Congratulations to both Dr Miller and Dr Snutch for the successful support of these important projects. We look forward to seeing how their work advances our understanding of human health and contributes to the innovation of healthcare and positive patient outcomes. 

Learn more about each project: 

Principal investigator: 
Dr. Freda Miller 

Regeneration at your fingertips: mechanisms determining mesenchymal tissue repair versus fibrosis 

Abstract: The finding that some animals can regenerate lost body parts has fascinated scientists for centuries. However, the ability to regenerate varies widely; some amphibians can regenerate entire limbs, while mammals have largely lost this ability.  One exception to this rule is the tip of the finger (or digit tip in mice, the model system studied here). Under the right circumstances the fingertip will regenerate completely appropriately, even in adult humans, as long as the base of the nail is still intact. By contrast, if the injury is only slightly further down the finger, and the nail is completely lost, then there is no regeneration, but only scar formation. In this proposal, we will study adult mice to ask why this one small part of the body has retained the capacity to regenerate, and will ask what controls the decision to regenerate or to form a scar, with a particular focus on the environment. We will also ask how the immune system and inflammation impact the decision to regenerate or scar, since these have been implicated in pathological scarring/fibrosis. Ultimately, it is our goal to use this information to enhance tissue repair, and to inhibit the pathological scarring and fibrosis that can cause organ failure. 
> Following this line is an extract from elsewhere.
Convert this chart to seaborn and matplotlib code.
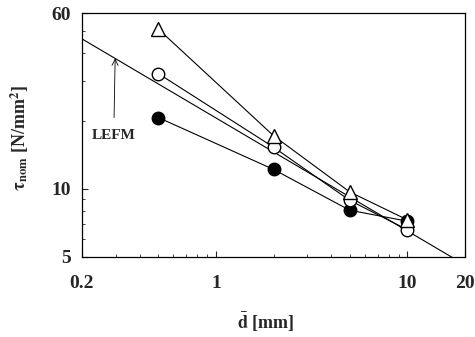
import numpy as np
import pandas as pd
import matplotlib
matplotlib.use("Agg")
import matplotlib.pyplot as plt
import seaborn as sns
from matplotlib.ticker import FixedLocator, FixedFormatter, NullFormatter, LogLocator

# values (log-log plot)
d_vals = [0.5, 2, 5, 10]
tau_triangle = [51.0, 17.2, 9.7, 7.3]
tau_circle = [32.4, 15.3, 8.9, 6.6]
tau_filled = [20.7, 12.2, 8.05, 7.2]

# LEFM reference line (slope -1/2), endpoints
lefm_d = [0.2, 20]
lefm_tau = [46.1, 4.61]

x_ticks = [0.2, 1, 10, 20]
y_ticks = [5, 10, 60]

sns.set_theme(style="ticks")
plt.rcParams['font.family'] = ['Liberation Serif', 'DejaVu Serif']
plt.rcParams['mathtext.fontset'] = 'stix'

fig = plt.figure(figsize=(4.75, 3.37), dpi=100)
ax = fig.add_axes([0.1726, 0.2374, 0.8064, 0.724])

line_kw = dict(color='black', linewidth=0.8, estimator=None, sort=False, ax=ax)

sns.lineplot(x=lefm_d, y=lefm_tau, **line_kw)
sns.lineplot(x=d_vals, y=tau_filled, marker='o', markersize=9,
             markerfacecolor='black', markeredgecolor='black', markeredgewidth=1, **line_kw)
sns.lineplot(x=d_vals, y=tau_circle, marker='o', markersize=9,
             markerfacecolor='white', markeredgecolor='black', markeredgewidth=1, **line_kw)
sns.lineplot(x=d_vals, y=tau_triangle, marker='^', markersize=10,
             markerfacecolor='white', markeredgecolor='black', markeredgewidth=1, **line_kw)

ax.set_xscale('log')
ax.set_yscale('log')
ax.set_xlim(0.2, 20)
ax.set_ylim(5, 60)

ax.xaxis.set_major_locator(FixedLocator(x_ticks))
ax.xaxis.set_major_formatter(FixedFormatter([str(v) for v in x_ticks]))
ax.yaxis.set_major_locator(FixedLocator(y_ticks))
ax.yaxis.set_major_formatter(FixedFormatter([str(v) for v in y_ticks]))
ax.xaxis.set_minor_locator(LogLocator(base=10, subs=np.arange(2, 10)))
ax.yaxis.set_minor_locator(LogLocator(base=10, subs=np.arange(2, 10)))
ax.xaxis.set_minor_formatter(NullFormatter())
ax.yaxis.set_minor_formatter(NullFormatter())

ax.tick_params(axis='both', which='major', direction='in', length=4, width=0.8,
               labelsize=14)
ax.tick_params(axis='both', which='minor', direction='in', length=2.5, width=0.6)
ax.tick_params(axis='x', which='major', pad=13)
ax.tick_params(axis='y', which='major', pad=8)
for lab in ax.get_xticklabels() + ax.get_yticklabels():
    lab.set_fontweight('bold')

for sp in ax.spines.values():
    sp.set_visible(True)
    sp.set_linewidth(0.9)
    sp.set_color('black')

ax.set_xlabel(r'$\bar{\mathbf{d}}$ [mm]', fontsize=13, fontweight='bold', va='center')
ax.xaxis.set_label_coords(0.48, -0.27)
ax.set_ylabel(r'$\mathbf{\tau}_{\mathbf{nom}}$ [N/mm$^\mathbf{2}$]', fontsize=13,
              fontweight='bold', va='center')
ax.yaxis.set_label_coords(-0.162, 0.49)

ax.annotate('LEFM', xy=(0.298, 37.8), xytext=(0.293, 17.2),
            ha='center', va='center', fontsize=11, fontweight='bold',
            arrowprops=dict(arrowstyle='->', color='black', lw=0.6,
                            shrinkA=6, shrinkB=0))

fig.savefig('out.png', dpi=100)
Principal Investigator: Dr. Terrance P. Snutch 
Design and Preclinical Development of First-in-Class Selective T-type Calcium Channel Blockers for Chronic Pain 

Abstract: The development of new drugs to treat chronic pain is vitally important; an estimated half the population have a chronic pain condition and 7% suffer debilitating daily pain. Further, more than half a million North Americans have died of opioid overdoses in the past 5 years as a result of the failure to develop effective non-addictive analgesic therapies. We previously designed and developed a novel non-opioid analgesic that targets a class of protein involved in nerve cell excitability. While highly promising, the drug has the drawback of interacting with multiple related protein family members of the same class. In this project we will combine state-of-the-art artificial intelligence, high resolution microscopy and focused drug screening to design and develop a second-generation drug that only targets the single intended protein. This effort will result in a novel non-addictive drug to treat chronic pain patients without the previous off-target liabilities.